# DIY Lawn Sprayer



## Keepin It Reel (Feb 20, 2019)

I believe there are a few guys here who have built their own push sprayers who can possibly help provide some tips and insight how how to build one of these.

I'm about to pick up a Lesco spreader so that I can use the frame from it as my base. This will be a project I work on over the winter so that come spring next year I'll be ready to roll.

I have 6k ft of lawn and am thinking of doing 2-3 spray nozzles that will be sufficient for anything liquid: pre-emergent, fertilizer, pesticide, herbicides, etc...

Does anyone here have a guide and parts list showing the items used to build their units, especially those built off of a Lesco frame?


----------



## CenlaLowell (Apr 21, 2017)

Look up Connor ward on YouTube he build one and included a part lists on the video. Good luck


----------



## Ware (Jan 28, 2017)

Here is a link to Mightquinn's DIY sprayer build.

Here is the parts list for the homemade boom I built for my Spreader-Mate.

Reel Low Dad built one on a Lesco frame - here is his video:






Here is Connor's video:






With the exception of the tank, you'll notice they all use the same basic sprayer components.


----------



## Ware (Jan 28, 2017)

MeanDean said:


> ...I have 6k ft of lawn and am thinking of doing 2-3 spray nozzles that will be sufficient for anything liquid: pre-emergent, fertilizer, pesticide, herbicides, etc...


My Spreader-Mate has 4 nozzles that can be turned on/off. I find myself using 2 more often than I use 4 on my lawn. Running all 4 has its advantages, but with the shape of the areas in my lawn, I feel like I get better coverage when I run 2. It's more walking, but I'm less prone to overlap, etc. I also spray my mom's lawn with it, and there is a clear advantage to running all 4 nozzles there. All that to say I would put some thought into how many nozzles would work best on the lawn(s) you spray.


----------



## Keepin It Reel (Feb 20, 2019)

CenlaLowell said:


> Look up Connor ward on YouTube he build one and included a part lists on the video. Good luck


I saw his video which got me motivated until I saw how much he spent on it lol

However, I do believe he bought a brand new Lesco spreader just to get the frame off of it. That alone is close to $500. I found one locally for 50 bucks with a stainless steel frame that's in great shape.


----------



## Keepin It Reel (Feb 20, 2019)

Ware said:


> Here is a link to Mightquinn's DIY sprayer build.
> 
> Here is the parts list for the homemade boom I built for my Spreader-Mate.
> 
> ...


Thanks! From what MQ said the tank and pump are the most expensive parts besides the frame itself.


----------



## CenlaLowell (Apr 21, 2017)

MeanDean said:


> CenlaLowell said:
> 
> 
> > Look up Connor ward on YouTube he build one and included a part lists on the video.
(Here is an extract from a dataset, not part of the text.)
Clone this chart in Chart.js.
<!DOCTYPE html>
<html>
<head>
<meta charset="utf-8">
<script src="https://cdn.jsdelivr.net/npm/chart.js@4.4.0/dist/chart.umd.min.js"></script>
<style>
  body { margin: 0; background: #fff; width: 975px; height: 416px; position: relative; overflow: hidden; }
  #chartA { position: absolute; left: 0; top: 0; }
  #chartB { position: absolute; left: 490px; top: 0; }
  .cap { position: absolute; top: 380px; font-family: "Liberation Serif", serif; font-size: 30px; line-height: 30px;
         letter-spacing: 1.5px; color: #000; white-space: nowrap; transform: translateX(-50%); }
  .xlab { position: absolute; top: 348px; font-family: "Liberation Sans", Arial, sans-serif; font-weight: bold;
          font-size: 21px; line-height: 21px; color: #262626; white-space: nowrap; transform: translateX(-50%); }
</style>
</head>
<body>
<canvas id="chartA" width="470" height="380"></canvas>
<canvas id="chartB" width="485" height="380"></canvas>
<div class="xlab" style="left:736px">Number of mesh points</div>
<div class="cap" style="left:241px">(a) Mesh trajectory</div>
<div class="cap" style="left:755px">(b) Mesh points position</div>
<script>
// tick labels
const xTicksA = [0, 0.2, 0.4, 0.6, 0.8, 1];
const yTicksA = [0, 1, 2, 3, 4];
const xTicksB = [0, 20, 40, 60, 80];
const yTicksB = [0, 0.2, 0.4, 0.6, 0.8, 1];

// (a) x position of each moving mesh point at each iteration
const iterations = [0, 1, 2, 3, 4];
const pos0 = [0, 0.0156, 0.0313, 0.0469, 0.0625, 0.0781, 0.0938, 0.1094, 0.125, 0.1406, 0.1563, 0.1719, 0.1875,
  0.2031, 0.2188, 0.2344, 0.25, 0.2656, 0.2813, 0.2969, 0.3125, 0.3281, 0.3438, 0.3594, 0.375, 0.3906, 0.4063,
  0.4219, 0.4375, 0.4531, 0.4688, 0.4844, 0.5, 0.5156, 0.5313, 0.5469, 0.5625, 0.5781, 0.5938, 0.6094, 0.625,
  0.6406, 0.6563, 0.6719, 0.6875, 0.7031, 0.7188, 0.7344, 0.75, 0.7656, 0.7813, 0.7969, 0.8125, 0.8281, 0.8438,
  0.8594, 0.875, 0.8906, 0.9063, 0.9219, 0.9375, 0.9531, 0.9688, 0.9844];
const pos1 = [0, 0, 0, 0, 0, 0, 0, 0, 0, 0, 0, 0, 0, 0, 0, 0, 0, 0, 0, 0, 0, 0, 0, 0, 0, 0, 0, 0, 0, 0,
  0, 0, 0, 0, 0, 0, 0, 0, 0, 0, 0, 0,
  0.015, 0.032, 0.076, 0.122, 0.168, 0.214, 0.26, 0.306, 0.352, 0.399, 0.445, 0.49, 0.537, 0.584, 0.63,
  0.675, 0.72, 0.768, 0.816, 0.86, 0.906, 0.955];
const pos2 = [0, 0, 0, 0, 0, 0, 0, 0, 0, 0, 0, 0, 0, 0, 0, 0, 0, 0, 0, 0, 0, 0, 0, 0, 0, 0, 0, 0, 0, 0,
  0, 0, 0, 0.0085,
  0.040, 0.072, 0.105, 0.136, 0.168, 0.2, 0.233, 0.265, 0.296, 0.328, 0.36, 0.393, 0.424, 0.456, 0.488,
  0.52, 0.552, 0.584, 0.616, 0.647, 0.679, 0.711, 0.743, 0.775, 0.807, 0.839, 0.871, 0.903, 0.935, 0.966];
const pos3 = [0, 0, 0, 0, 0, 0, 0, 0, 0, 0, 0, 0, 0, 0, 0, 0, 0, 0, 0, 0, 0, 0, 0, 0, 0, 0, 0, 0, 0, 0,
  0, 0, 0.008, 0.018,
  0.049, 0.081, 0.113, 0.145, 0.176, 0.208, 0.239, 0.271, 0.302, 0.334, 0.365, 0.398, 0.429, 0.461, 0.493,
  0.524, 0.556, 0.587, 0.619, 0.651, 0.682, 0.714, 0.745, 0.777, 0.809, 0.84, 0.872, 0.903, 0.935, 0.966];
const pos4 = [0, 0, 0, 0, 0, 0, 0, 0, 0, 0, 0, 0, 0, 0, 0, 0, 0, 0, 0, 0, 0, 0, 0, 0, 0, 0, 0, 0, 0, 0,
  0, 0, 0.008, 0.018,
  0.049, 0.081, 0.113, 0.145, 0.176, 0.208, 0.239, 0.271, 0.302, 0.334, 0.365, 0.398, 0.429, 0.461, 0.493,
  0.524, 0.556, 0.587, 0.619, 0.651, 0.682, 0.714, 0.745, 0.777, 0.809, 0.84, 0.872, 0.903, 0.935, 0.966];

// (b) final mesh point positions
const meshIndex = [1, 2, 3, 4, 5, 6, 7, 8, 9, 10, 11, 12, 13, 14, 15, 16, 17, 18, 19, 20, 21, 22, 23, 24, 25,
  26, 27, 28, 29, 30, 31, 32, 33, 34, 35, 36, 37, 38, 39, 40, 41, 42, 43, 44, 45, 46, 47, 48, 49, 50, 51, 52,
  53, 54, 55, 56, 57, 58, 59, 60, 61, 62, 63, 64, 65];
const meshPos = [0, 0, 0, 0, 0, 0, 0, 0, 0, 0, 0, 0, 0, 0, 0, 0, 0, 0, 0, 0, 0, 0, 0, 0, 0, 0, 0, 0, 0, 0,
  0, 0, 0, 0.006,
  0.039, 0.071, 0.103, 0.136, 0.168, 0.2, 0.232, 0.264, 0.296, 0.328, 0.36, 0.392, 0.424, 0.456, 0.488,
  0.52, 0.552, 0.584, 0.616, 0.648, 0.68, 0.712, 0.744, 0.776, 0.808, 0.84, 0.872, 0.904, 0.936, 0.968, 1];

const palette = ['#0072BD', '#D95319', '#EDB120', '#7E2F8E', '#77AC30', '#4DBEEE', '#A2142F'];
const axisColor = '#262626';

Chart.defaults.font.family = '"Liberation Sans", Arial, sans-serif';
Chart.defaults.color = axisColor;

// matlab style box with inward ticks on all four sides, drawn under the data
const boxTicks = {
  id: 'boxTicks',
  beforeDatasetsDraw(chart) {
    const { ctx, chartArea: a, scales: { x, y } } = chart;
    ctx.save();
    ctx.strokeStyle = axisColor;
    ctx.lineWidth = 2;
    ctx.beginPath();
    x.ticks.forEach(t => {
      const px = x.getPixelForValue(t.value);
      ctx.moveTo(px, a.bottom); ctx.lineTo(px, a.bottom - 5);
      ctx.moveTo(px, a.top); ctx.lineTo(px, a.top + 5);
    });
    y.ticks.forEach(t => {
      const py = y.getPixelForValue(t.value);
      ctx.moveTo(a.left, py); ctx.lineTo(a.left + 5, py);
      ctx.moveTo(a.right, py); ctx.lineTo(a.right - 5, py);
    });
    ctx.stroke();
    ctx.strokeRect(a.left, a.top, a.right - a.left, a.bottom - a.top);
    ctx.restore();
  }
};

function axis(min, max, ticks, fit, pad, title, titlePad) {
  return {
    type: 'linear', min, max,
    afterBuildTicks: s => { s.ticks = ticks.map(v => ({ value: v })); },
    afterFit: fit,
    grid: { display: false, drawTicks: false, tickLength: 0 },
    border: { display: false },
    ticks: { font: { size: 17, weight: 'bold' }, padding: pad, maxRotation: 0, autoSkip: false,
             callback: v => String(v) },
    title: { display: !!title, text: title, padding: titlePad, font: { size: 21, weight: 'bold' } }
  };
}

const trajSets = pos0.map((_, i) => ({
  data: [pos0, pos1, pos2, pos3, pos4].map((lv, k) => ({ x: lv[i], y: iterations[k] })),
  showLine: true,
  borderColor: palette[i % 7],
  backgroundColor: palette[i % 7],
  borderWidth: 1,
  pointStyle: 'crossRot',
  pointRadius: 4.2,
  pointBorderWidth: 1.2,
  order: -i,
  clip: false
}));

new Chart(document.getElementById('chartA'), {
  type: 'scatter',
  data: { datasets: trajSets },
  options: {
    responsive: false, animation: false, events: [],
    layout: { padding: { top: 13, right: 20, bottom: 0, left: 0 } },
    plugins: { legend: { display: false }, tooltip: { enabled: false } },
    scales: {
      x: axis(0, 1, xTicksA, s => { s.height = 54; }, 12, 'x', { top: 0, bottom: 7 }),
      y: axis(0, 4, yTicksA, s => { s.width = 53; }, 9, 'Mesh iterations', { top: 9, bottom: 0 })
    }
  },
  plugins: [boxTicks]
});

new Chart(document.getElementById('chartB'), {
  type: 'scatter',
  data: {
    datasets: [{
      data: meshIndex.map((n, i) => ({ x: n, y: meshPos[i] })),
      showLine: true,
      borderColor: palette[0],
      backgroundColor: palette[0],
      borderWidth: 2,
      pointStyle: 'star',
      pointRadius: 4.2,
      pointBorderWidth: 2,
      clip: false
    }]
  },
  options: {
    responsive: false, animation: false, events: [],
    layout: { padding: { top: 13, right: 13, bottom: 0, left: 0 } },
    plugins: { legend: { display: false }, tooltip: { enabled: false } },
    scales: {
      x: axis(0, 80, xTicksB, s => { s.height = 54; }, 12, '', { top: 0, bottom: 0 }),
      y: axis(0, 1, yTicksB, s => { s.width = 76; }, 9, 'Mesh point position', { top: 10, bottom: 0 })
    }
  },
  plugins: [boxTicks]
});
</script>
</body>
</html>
Good luck
> ...


I would figure you would anywhere from 500-1000$ on a build. I'm going to purchase a trailer sprayer this winter and mod it. Sprayers definitely are not cheap but I have to have it


----------



## Polarjk (Aug 16, 2018)

I used Connor's list to get me started and change a few things. Used a 5 gallon tank since my yard in not very big. I've got 325$ in mine.


----------



## Steely (Sep 24, 2017)

@Polarjk that looks sweet. I was thinking that a 5 gallon tank would be about perfect for my lawn too. Do you have a build thread for this? Did you make the frame yourself? I don't really have metal working skills (or equipment).


----------



## Polarjk (Aug 16, 2018)

Steely said:


> @Polarjk that looks sweet. I was thinking that a 5 gallon tank would be about perfect for my lawn too. Do you have a build thread for this? Did you make the frame yourself? I don't really have metal working skills (or equipment).
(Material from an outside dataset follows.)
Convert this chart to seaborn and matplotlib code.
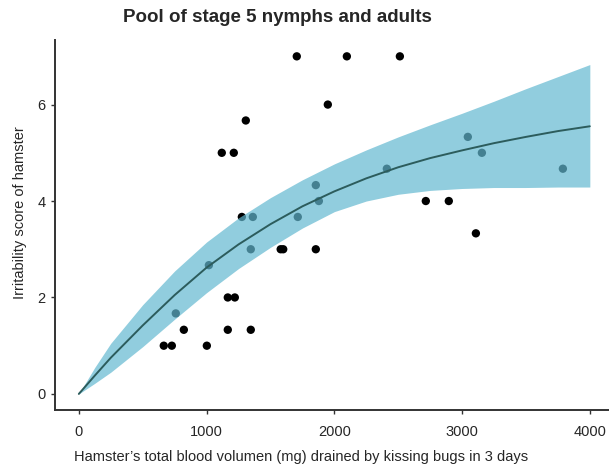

I don't have a build thread but was thinking about posting one. I did build the frame from what i had laying in my shop.


----------



## dmouw (Jul 17, 2018)

Polarjk said:


> Steely said:
> 
> 
> > @Polarjk that looks sweet. I was thinking that a 5 gallon tank would be about perfect for my lawn too. Do you have a build thread for this? Did you make the frame yourself? I don't really have metal working skills (or equipment).
> ...


Nice looking sprayer, I built my sprayer frame the same way.


----------